--- Task goal ---
Drop every picture. Then return, exactly, the lines from the beginning of the listing below through the one containing "ax.text(x + w".
+===+
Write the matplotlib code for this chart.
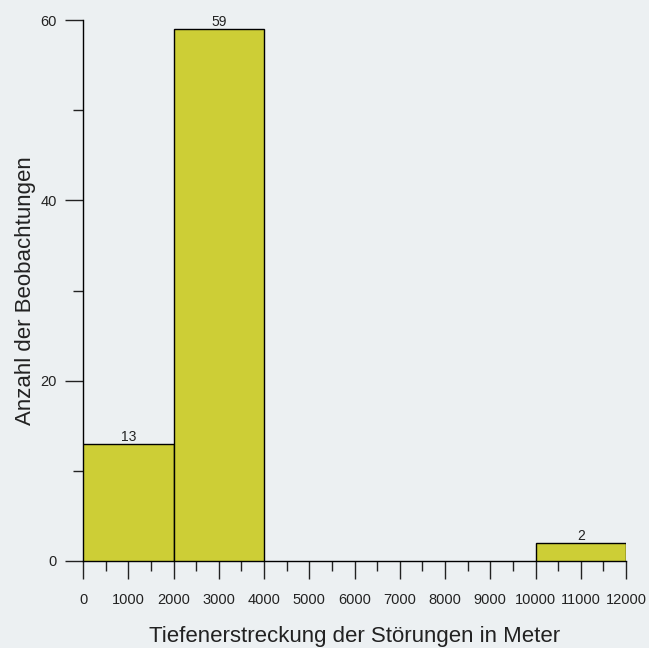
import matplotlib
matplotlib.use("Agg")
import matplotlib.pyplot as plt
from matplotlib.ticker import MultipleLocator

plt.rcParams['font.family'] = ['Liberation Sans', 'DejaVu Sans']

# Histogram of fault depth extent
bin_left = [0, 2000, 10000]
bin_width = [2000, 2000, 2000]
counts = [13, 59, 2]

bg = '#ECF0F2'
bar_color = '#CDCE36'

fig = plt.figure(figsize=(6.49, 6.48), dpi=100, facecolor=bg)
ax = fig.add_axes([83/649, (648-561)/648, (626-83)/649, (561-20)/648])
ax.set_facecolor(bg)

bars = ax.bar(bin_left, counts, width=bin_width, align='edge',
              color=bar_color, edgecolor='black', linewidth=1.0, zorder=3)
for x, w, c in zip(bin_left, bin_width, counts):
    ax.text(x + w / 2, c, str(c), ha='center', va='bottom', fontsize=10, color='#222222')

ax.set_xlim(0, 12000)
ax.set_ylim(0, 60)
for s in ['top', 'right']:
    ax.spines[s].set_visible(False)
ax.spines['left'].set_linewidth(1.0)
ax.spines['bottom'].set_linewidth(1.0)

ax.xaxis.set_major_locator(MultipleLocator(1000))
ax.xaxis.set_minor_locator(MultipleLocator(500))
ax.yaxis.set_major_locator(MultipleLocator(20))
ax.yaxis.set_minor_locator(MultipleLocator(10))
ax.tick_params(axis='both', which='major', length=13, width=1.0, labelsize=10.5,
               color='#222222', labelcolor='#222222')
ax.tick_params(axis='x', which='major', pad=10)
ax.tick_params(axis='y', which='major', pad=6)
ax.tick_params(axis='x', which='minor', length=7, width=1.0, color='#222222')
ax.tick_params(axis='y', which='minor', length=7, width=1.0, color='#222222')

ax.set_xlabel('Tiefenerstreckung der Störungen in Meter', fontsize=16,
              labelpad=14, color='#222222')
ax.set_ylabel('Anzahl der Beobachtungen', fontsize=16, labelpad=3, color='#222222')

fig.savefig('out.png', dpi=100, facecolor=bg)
+===+
--- Answer to this problem ---
Write the matplotlib code for this chart.
import matplotlib
matplotlib.use("Agg")
import matplotlib.pyplot as plt
from matplotlib.ticker import MultipleLocator

plt.rcParams['font.family'] = ['Liberation Sans', 'DejaVu Sans']

# Histogram of fault depth extent
bin_left = [0, 2000, 10000]
bin_width = [2000, 2000, 2000]
counts = [13, 59, 2]

bg = '#ECF0F2'
bar_color = '#CDCE36'

fig = plt.figure(figsize=(6.49, 6.48), dpi=100, facecolor=bg)
ax = fig.add_axes([83/649, (648-561)/648, (626-83)/649, (561-20)/648])
ax.set_facecolor(bg)

bars = ax.bar(bin_left, counts, width=bin_width, align='edge',
              color=bar_color, edgecolor='black', linewidth=1.0, zorder=3)
for x, w, c in zip(bin_left, bin_width, counts):
    ax.text(x + w / 2, c, str(c), ha='center', va='bottom', fontsize=10, color='#222222')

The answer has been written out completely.